Arthur T Knackerbracket has processed the following story:

The Intel 4004, the first commercial microprocessor, was released in 1971. With 2,300 transistors packed into 12mm2 [sic], it heralded a revolution in computing. A little over 50 years later, Apple's M2 Ultra contains 134 billion transistors.

The scale of progress is difficult to comprehend, but the evolution of semiconductors, driven for decades by Moore's Law, has paved a path from the emergence of personal computing and the internet to today's AI revolution.

But this pace of innovation is not guaranteed, and the next frontier of technological advances-from the future of AI to new computing paradigms-will only happen if we think differently.
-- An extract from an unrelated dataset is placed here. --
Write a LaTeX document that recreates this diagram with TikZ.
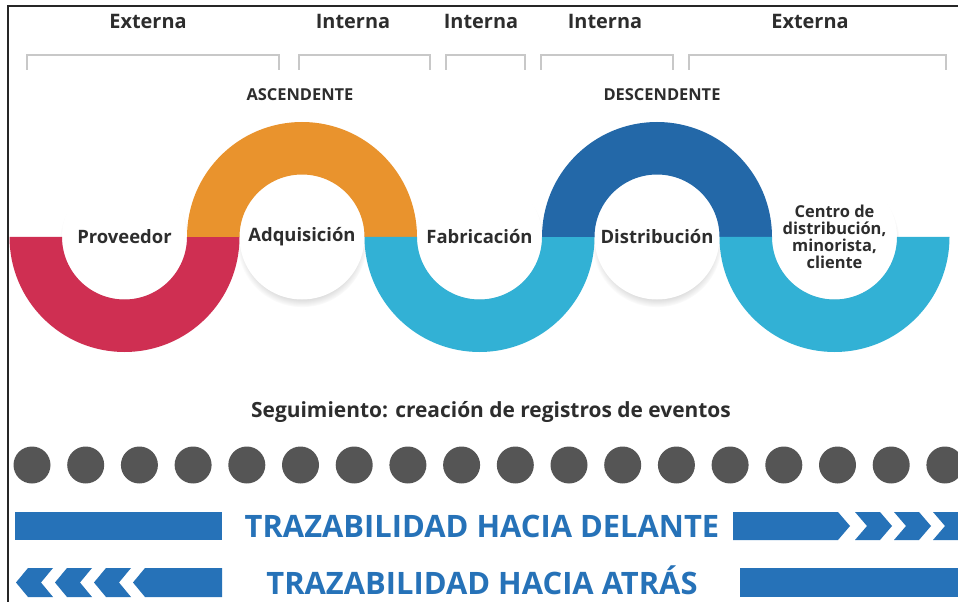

The modern microchip stretches both the limits of physics and credulity. Such is the atomic precision, that a few atoms can decide the function of an entire chip. This marvel of engineering is the result of over 50 years of exponential scaling creating faster, smaller transistors.

But we are reaching the physical limits of how small we can go, costs are increasing exponentially with complexity, and efficient power consumption is becoming increasingly difficult. In parallel, AI is demanding ever-more computing power. Data from Epoch AI indicates the amount of computing needed to develop AI is quickly outstripping Moore's Law, doubling every six months in the deep learning era" since 2010.

These interlinked trends present challenges not just for the industry, but society as a whole. Without new semiconductor innovation, today's AI models and research will be starved of computational resources and struggle to scale and evolve. Key sectors like AI, autonomous vehicles, and advanced robotics will hit bottlenecks, and energy use from high-performance computing and AI will continue to soar.

At this inflection point, a complex, global ecosystem-from foundries and designers to highly specialized equipment manufacturers and materials solutions providers like Merck-is working together more closely than ever before to find the answers. All have a role to play, and the role of materials extends far, far beyond the silicon that makes up the wafer.

Instead, materials intelligence is present in almost every stage of the chip production process-whether in chemical reactions to carve circuits at molecular scale (etching) or adding incredibly thin layers to a wafer (deposition) with atomic precision: a human hair is 25,000 times thicker than layers in leading edge nodes.